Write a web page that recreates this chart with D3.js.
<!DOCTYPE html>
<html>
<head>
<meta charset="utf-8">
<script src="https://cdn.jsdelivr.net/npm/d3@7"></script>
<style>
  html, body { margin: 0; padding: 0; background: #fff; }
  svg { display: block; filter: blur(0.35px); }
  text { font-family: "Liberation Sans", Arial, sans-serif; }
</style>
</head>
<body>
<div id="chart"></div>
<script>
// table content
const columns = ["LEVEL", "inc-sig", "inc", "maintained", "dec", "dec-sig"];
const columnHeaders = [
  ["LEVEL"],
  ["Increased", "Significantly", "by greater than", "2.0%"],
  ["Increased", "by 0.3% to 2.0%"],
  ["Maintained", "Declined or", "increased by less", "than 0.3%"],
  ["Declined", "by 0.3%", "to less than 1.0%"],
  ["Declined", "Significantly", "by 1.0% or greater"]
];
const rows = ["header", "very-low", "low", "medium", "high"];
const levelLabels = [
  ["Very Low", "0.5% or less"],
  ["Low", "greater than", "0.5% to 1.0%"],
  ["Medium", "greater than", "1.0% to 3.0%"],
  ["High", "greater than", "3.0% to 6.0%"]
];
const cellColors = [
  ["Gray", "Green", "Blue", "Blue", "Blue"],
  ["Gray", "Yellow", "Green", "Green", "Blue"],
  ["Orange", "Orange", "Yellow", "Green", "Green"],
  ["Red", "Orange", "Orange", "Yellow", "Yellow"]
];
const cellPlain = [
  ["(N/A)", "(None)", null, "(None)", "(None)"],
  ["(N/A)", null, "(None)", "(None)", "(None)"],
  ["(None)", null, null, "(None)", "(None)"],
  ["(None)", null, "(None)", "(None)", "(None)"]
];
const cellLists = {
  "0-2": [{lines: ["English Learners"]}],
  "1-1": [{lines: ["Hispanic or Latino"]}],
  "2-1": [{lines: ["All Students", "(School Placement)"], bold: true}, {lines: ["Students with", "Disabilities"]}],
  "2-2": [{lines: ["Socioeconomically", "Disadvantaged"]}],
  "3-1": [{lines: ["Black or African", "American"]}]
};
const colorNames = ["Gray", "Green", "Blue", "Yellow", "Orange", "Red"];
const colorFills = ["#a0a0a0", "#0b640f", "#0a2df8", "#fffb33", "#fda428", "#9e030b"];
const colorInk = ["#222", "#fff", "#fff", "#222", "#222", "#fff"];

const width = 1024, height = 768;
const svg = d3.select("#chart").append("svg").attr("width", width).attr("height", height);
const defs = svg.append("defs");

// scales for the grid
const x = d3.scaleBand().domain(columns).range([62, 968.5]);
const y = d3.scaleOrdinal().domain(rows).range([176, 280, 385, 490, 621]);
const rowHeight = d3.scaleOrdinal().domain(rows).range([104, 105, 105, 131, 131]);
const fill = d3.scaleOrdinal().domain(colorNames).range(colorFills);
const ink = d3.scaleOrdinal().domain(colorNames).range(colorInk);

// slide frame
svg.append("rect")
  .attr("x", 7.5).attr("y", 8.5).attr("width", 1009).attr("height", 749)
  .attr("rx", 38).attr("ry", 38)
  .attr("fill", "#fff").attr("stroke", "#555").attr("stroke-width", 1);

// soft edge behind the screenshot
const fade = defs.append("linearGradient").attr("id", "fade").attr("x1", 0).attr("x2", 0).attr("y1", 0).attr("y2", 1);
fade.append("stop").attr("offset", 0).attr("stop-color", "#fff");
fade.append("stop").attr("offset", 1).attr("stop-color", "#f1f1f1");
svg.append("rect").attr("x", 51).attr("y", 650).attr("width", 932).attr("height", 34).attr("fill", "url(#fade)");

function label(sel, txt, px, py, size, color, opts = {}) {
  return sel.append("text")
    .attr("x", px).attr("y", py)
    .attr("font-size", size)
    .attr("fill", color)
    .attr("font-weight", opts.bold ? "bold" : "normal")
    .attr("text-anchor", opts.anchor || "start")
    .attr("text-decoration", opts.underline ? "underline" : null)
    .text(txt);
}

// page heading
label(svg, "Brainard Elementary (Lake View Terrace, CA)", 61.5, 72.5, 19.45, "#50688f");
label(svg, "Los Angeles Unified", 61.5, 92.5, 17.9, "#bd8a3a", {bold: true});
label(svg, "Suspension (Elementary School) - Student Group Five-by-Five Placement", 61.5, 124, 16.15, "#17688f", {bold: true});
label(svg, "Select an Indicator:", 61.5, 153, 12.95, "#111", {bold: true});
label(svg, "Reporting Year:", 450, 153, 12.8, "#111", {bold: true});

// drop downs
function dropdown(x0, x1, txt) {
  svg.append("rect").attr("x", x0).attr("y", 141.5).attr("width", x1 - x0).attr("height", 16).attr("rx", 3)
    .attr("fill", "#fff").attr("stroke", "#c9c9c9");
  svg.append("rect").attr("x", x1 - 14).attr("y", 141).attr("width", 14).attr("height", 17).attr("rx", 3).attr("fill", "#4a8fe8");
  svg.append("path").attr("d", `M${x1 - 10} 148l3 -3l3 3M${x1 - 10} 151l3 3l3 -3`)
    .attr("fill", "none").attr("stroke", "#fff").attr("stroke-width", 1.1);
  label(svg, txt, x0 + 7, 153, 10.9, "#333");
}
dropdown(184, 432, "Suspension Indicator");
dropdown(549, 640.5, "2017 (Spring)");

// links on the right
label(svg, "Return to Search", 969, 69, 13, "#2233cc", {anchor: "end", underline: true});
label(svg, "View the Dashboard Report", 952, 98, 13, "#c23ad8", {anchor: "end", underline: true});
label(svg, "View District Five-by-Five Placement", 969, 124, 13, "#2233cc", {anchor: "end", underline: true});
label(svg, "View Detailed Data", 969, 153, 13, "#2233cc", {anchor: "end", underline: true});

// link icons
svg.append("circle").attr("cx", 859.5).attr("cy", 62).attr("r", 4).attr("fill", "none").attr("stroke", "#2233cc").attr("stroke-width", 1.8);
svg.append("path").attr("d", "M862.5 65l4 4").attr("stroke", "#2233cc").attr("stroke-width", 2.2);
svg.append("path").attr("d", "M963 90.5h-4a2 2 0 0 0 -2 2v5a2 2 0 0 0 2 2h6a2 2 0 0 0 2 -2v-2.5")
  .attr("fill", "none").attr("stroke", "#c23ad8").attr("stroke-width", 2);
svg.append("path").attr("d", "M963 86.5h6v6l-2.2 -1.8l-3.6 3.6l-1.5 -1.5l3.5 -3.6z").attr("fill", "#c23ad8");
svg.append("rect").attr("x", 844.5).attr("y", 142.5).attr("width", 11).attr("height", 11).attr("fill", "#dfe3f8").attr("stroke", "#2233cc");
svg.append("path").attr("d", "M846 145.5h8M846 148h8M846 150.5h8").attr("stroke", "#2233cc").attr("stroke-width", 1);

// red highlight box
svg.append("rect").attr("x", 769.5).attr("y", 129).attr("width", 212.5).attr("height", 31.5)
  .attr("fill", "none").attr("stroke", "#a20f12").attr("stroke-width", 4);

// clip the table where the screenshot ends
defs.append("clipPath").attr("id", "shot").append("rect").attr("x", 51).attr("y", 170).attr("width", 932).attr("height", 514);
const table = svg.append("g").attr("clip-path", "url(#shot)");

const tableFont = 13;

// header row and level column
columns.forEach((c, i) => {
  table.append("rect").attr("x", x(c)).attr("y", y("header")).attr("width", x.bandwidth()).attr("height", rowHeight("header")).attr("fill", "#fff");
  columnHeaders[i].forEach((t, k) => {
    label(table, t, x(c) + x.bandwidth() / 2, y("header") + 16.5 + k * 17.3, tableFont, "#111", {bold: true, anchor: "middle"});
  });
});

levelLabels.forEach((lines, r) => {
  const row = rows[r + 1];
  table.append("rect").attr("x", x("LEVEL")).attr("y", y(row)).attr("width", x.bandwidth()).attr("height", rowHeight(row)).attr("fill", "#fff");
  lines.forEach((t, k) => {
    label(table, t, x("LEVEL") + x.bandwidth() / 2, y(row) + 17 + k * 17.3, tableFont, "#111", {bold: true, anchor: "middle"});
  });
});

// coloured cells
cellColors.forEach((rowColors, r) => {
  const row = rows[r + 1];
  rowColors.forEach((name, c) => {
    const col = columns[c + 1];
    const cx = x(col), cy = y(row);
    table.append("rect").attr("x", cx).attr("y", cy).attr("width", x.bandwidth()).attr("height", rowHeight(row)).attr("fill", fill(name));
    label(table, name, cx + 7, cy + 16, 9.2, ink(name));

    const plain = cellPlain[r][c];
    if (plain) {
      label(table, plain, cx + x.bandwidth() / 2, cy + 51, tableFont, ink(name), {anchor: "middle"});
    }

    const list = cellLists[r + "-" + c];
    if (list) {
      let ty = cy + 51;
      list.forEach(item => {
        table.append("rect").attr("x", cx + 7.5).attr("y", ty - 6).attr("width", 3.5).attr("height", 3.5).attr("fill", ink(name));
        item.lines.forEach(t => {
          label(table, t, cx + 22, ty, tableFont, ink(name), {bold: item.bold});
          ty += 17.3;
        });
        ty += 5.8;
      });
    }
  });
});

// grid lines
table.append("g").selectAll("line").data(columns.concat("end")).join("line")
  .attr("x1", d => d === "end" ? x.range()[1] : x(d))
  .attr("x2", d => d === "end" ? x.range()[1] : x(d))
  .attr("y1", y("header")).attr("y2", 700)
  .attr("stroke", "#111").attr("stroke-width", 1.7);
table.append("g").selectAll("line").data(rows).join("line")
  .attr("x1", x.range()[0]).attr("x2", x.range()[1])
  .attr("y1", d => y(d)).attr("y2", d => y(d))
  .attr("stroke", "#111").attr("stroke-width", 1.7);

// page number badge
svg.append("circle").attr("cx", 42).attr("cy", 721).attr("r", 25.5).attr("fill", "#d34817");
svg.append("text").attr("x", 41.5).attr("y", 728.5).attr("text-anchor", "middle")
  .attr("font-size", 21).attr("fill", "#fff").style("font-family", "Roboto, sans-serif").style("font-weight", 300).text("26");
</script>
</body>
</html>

### AIM
Return every line above that contains the word "with".

### FINISHED EXERCISE
Write a web page that recreates this chart with D3.js.
  "2-1": [{lines: ["All Students", "(School Placement)"], bold: true}, {lines: ["Students with", "Disabilities"]}],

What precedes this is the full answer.